The plaintiff testified in his direct-examination as follows:
“They told me at that time (November 25,1917) that I should invest my money and buy that land and that we could cut the timber on it and make money. That is all that was said, that we wouljd cut that up into boards and sell it and that I wouldn’t have to work any longer at the foundry. * * * They said it was big, heavy timber. * * * They didn’t exactly *191say how much there would be earned off that land, but that the four of us- would make around fifteen thousand dollars in about six months to a year.”
That he believed those statements and, relying on them, he put up the money. That before that date he had gone out with the others and looked at the timber and that the land they showed him “was covered with a heavy growth of large timber.” That he went and looked at the timber a second time at a later date, accompanied by a friend. It further appears from his testimony that when they first talked about it he knew that Wyhowski did not own the land. That on November 24, 1917, Wyhowski purchased three 40’s under contract from Kate McShannock for $1,200, on which $400 down payment was made. That $200 of this was paid by plaintiff, Wyhowski on the same day, at plaintiff’s request, executing a contract to sell one 40 to plaintiff’s brother Waclaw for $600, of which sum the $200 paid by plaintiff was acknowledged as part payment. Waclaw, apparently without making any payment, was treated as a party in the “enterprise,” as the witnesses called it. A sort of organization was attempted, the defendant Rola Kulesza was made president, Waclaw Kulesza secretary, the plaintiff treasurer, and Wyhowski manager. Plaintiff mortgaged his home for $500, and $450 of this, and some moneys put in by Wyhowski were placed in a bank to be drawn out only on checks to be signed by plaintiff and Wyhowski. A sawing machine was purchased, and plaintiff and his brother, with some men who were hired to assist, went to the woods and began operations. A considerable quantity of timber was cut, but the heavy snowfall in the winter of 1917-1918 much interfered with their work. Some of the timber cut was from the land of an adjoining owner, owing to a mistake in the location of the boundary line of their lands.
*192The plaintiff further testified:
“I worked there about three weeks * * * and then I had to go back to the foundry because I couldn’t make my living there.”

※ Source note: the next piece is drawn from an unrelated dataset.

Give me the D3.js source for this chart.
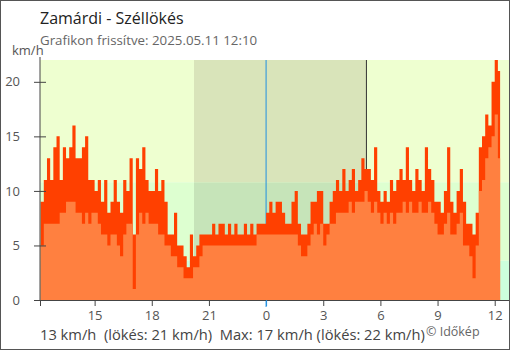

The enterprise was finally abandoned. The record is not clear as to what was done with the timber cut and the machine and tools except that it is claimed that Wyhowski sold some of them the following winter.
At the close of the proofs the defendants asked for a directed verdict for the reason, in substance, that no actionable misrepresentation charged in the declaration had been proven. This, was denied and the case submitted to the jury. A verdict was rendered in favor of the plaintiff for $439.06. From the judgment entered thereon, the defendants appeal.
The defendants insist that the court' erred in not directing a verdict in their favor. We feel constrained to so hold. These parties were well known to each other. The plaintiff was 38 years old, and had been in this country 16 years. His business in the old country was farming. None of the parties had any knowledge of lumbering or of the value of standing timber. The price of timber products at that time was abnormal, and it is apparent that all of them believed'that a large profit could be obtained in the venture they engaged in. The plaintiff’s judgment as to the quantity and character of the timber was as much to be relied on as that of either of the defendants. Wyhowski was a real estate dealer in a small way, and the other defendant kept a small store. ' Plaintiff had been twice upon the land, had advanced the $200 and procured the contract for the one 40 to be taken in his brother’s name before the representations relied on were claimed to have been made. The representations as to the profit (denied, however, by the defendants), if made as claimed, were but an expression of the visionary hopes, of men without knowledge or experience on *193which to found them, and form no sufficient basis for recovery. The plaintiff could not have understood that more than an opinion was expressed by the defendants, and the record is bare of any testimony tending to show any intent on the part of the defendants to defraud plaintiff. The claimed representation was but in accord with the judgment of the man who accompanied plaintiff to view the timber, who said it was “a pretty nice piece of timber. * * * If you go at it right you will make a good fortune out of it.”
The rule governing such expressions of opinion is thus stated:
“Mere expressions of matters of opinion, however strongly or positively made, though they are false, are no fraud, because, as is said in one case, these are matters in respect to which many men will be of many minds, and judgments are often governed by whim and caprice.” Cooley on Torts, p. 483.
“To furnish grounds for an action of deceit the representation must be of a matter susceptible of approximately accurate knowledge and must be in form or substance an assertion importing knowledge on the part of the speaker. A statement which by reason either of its form or subject-matter amounts merely to an expression of opinion is not actionable, for it is one upon which reliance cannot safely be placed.” 20 Cyc. p. 17.
In a note to Hedin v. Surgical Institute, 35 L. R. A. 417 (62 Minn. 146, 64 N. W. 158), wherein the cases are fully collected and discussed, it is said:
“The general rule is that the mere honest expression of opinion will not, although the opinion may prove to be erroneous, be regarded as fraud either as the basis of an action for deceit or as a ground for setting aside, or refusing performance of a contract.”
See, also, Myers v. Building Ass’n, 117 Mich. 389.
That of which plaintiff chiefly complains in his testi*194mony is that defendants showed him timber on the adjoining land and represented it to be that which would be cut by them. The declaration does not count on any such misrepresentation, and the record is clear that the defendants were as much mistaken in the location of the line as was plaintiff.
The judgment is reversed, with costs to defendants, and a new trial granted.
Steere, C. J., and Moore, Fellows, Stone, and Bird, JJ., concurred. Clark, J., did not sit. The late Justice Brooke took no part in this decision.